Given instruction:
Without the pictures, write out all the lines below exactly as they appear.

** BEGIN **

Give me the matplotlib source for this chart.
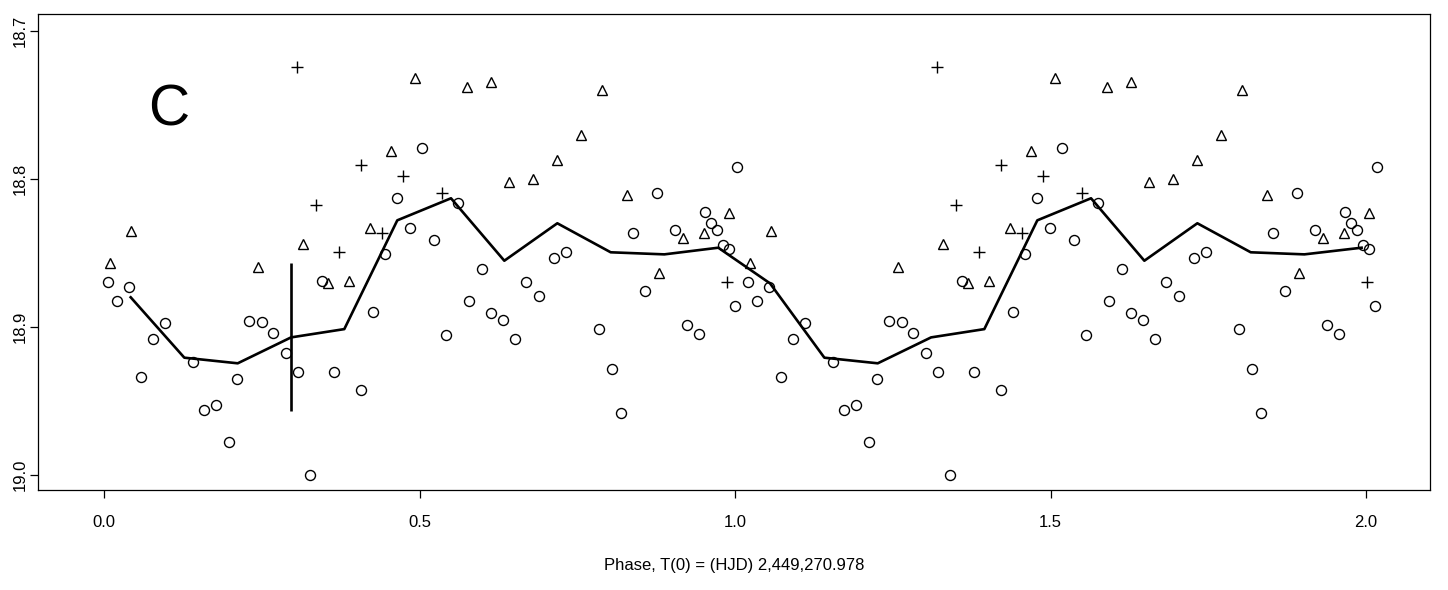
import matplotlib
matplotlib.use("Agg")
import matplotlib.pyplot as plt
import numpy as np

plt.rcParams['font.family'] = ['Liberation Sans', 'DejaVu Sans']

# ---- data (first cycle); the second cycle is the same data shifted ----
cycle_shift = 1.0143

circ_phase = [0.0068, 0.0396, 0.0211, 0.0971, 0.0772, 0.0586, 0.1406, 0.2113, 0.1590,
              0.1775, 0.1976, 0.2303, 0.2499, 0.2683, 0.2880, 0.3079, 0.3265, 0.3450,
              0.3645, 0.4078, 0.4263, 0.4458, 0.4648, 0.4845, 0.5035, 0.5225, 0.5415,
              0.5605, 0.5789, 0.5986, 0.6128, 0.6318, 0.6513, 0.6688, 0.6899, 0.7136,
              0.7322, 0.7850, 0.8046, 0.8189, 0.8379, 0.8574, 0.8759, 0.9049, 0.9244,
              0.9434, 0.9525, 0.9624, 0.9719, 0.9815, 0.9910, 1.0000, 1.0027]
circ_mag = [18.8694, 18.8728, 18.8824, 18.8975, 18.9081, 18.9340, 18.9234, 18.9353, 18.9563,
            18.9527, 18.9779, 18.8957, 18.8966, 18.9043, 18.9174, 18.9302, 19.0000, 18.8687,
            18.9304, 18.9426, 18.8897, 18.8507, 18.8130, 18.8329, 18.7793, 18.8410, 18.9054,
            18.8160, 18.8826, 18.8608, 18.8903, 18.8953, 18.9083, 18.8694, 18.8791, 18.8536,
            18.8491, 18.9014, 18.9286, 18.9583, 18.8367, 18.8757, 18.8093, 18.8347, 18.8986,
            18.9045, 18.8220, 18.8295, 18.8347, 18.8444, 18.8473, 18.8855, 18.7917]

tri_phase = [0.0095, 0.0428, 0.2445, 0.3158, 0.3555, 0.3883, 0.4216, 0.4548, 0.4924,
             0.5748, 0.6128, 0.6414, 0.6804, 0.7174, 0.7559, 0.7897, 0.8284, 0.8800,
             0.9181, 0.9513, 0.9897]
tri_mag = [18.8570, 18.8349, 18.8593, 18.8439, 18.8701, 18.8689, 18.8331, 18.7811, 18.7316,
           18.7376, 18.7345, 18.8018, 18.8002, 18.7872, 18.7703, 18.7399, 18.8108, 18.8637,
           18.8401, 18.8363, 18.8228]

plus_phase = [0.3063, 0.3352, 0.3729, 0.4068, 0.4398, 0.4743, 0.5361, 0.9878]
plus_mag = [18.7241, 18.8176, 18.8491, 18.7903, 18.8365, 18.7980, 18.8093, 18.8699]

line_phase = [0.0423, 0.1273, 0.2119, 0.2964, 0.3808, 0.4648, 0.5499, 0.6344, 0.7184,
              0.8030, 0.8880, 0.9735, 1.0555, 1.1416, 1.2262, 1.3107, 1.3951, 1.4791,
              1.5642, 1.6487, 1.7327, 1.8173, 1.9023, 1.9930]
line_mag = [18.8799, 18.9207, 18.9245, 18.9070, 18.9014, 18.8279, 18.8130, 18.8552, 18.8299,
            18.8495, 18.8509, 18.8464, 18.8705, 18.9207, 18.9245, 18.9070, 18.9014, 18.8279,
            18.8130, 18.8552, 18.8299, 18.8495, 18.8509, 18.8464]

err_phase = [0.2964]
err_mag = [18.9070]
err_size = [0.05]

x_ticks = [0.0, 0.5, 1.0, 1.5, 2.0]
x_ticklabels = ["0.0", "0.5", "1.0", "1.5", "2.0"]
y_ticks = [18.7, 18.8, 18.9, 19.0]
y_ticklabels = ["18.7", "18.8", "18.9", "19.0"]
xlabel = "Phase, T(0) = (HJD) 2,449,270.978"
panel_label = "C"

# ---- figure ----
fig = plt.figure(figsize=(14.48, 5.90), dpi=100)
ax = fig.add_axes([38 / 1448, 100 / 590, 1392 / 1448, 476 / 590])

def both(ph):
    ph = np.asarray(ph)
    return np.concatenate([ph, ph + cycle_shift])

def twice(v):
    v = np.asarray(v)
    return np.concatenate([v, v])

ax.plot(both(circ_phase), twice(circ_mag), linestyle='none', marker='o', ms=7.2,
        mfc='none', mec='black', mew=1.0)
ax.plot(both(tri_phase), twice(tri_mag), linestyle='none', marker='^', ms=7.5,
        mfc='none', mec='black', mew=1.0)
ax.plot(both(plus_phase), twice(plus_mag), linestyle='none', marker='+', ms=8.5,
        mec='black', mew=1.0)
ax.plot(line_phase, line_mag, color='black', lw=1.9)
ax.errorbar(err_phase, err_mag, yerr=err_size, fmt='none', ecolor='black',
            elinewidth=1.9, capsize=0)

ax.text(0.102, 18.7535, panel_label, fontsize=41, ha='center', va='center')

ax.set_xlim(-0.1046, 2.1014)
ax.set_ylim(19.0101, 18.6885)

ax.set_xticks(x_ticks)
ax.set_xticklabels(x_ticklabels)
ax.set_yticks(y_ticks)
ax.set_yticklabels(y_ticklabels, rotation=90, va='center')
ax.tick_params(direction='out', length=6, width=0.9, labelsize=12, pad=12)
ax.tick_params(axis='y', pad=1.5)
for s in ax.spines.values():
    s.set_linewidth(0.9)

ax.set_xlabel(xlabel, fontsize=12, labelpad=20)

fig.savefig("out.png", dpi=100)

** END **

The reply:
Give me the matplotlib source for this chart.
import matplotlib
matplotlib.use("Agg")
import matplotlib.pyplot as plt
import numpy as np

plt.rcParams['font.family'] = ['Liberation Sans', 'DejaVu Sans']

# ---- data (first cycle); the second cycle is the same data shifted ----
cycle_shift = 1.0143

circ_phase = [0.0068, 0.0396, 0.0211, 0.0971, 0.0772, 0.0586, 0.1406, 0.2113, 0.1590,
              0.1775, 0.1976, 0.2303, 0.2499, 0.2683, 0.2880, 0.3079, 0.3265, 0.3450,
              0.3645, 0.4078, 0.4263, 0.4458, 0.4648, 0.4845, 0.5035, 0.5225, 0.5415,
              0.5605, 0.5789, 0.5986, 0.6128, 0.6318, 0.6513, 0.6688, 0.6899, 0.7136,
              0.7322, 0.7850, 0.8046, 0.8189, 0.8379, 0.8574, 0.8759, 0.9049, 0.9244,
              0.9434, 0.9525, 0.9624, 0.9719, 0.9815, 0.9910, 1.0000, 1.0027]
circ_mag = [18.8694, 18.8728, 18.8824, 18.8975, 18.9081, 18.9340, 18.9234, 18.9353, 18.9563,
            18.9527, 18.9779, 18.8957, 18.8966, 18.9043, 18.9174, 18.9302, 19.0000, 18.8687,
            18.9304, 18.9426, 18.8897, 18.8507, 18.8130, 18.8329, 18.7793, 18.8410, 18.9054,
            18.8160, 18.8826, 18.8608, 18.8903, 18.8953, 18.9083, 18.8694, 18.8791, 18.8536,
            18.8491, 18.9014, 18.9286, 18.9583, 18.8367, 18.8757, 18.8093, 18.8347, 18.8986,
            18.9045, 18.8220, 18.8295, 18.8347, 18.8444, 18.8473, 18.8855, 18.7917]

tri_phase = [0.0095, 0.0428, 0.2445, 0.3158, 0.3555, 0.3883, 0.4216, 0.4548, 0.4924,
             0.5748, 0.6128, 0.6414, 0.6804, 0.7174, 0.7559, 0.7897, 0.8284, 0.8800,
             0.9181, 0.9513, 0.9897]
tri_mag = [18.8570, 18.8349, 18.8593, 18.8439, 18.8701, 18.8689, 18.8331, 18.7811, 18.7316,
           18.7376, 18.7345, 18.8018, 18.8002, 18.7872, 18.7703, 18.7399, 18.8108, 18.8637,
           18.8401, 18.8363, 18.8228]

plus_phase = [0.3063, 0.3352, 0.3729, 0.4068, 0.4398, 0.4743, 0.5361, 0.9878]
plus_mag = [18.7241, 18.8176, 18.8491, 18.7903, 18.8365, 18.7980, 18.8093, 18.8699]

line_phase = [0.0423, 0.1273, 0.2119, 0.2964, 0.3808, 0.4648, 0.5499, 0.6344, 0.7184,
              0.8030, 0.8880, 0.9735, 1.0555, 1.1416, 1.2262, 1.3107, 1.3951, 1.4791,
              1.5642, 1.6487, 1.7327, 1.8173, 1.9023, 1.9930]
line_mag = [18.8799, 18.9207, 18.9245, 18.9070, 18.9014, 18.8279, 18.8130, 18.8552, 18.8299,
            18.8495, 18.8509, 18.8464, 18.8705, 18.9207, 18.9245, 18.9070, 18.9014, 18.8279,
            18.8130, 18.8552, 18.8299, 18.8495, 18.8509, 18.8464]

err_phase = [0.2964]
err_mag = [18.9070]
err_size = [0.05]

x_ticks = [0.0, 0.5, 1.0, 1.5, 2.0]
x_ticklabels = ["0.0", "0.5", "1.0", "1.5", "2.0"]
y_ticks = [18.7, 18.8, 18.9, 19.0]
y_ticklabels = ["18.7", "18.8", "18.9", "19.0"]
xlabel = "Phase, T(0) = (HJD) 2,449,270.978"
panel_label = "C"

# ---- figure ----
fig = plt.figure(figsize=(14.48, 5.90), dpi=100)
ax = fig.add_axes([38 / 1448, 100 / 590, 1392 / 1448, 476 / 590])

def both(ph):
    ph = np.asarray(ph)
    return np.concatenate([ph, ph + cycle_shift])

def twice(v):
    v = np.asarray(v)
    return np.concatenate([v, v])

ax.plot(both(circ_phase), twice(circ_mag), linestyle='none', marker='o', ms=7.2,
        mfc='none', mec='black', mew=1.0)
ax.plot(both(tri_phase), twice(tri_mag), linestyle='none', marker='^', ms=7.5,
        mfc='none', mec='black', mew=1.0)
ax.plot(both(plus_phase), twice(plus_mag), linestyle='none', marker='+', ms=8.5,
        mec='black', mew=1.0)
ax.plot(line_phase, line_mag, color='black', lw=1.9)
ax.errorbar(err_phase, err_mag, yerr=err_size, fmt='none', ecolor='black',
            elinewidth=1.9, capsize=0)

ax.text(0.102, 18.7535, panel_label, fontsize=41, ha='center', va='center')

ax.set_xlim(-0.1046, 2.1014)
ax.set_ylim(19.0101, 18.6885)

ax.set_xticks(x_ticks)
ax.set_xticklabels(x_ticklabels)
ax.set_yticks(y_ticks)
ax.set_yticklabels(y_ticklabels, rotation=90, va='center')
ax.tick_params(direction='out', length=6, width=0.9, labelsize=12, pad=12)
ax.tick_params(axis='y', pad=1.5)
for s in ax.spines.values():
    s.set_linewidth(0.9)

ax.set_xlabel(xlabel, fontsize=12, labelpad=20)

fig.savefig("out.png", dpi=100)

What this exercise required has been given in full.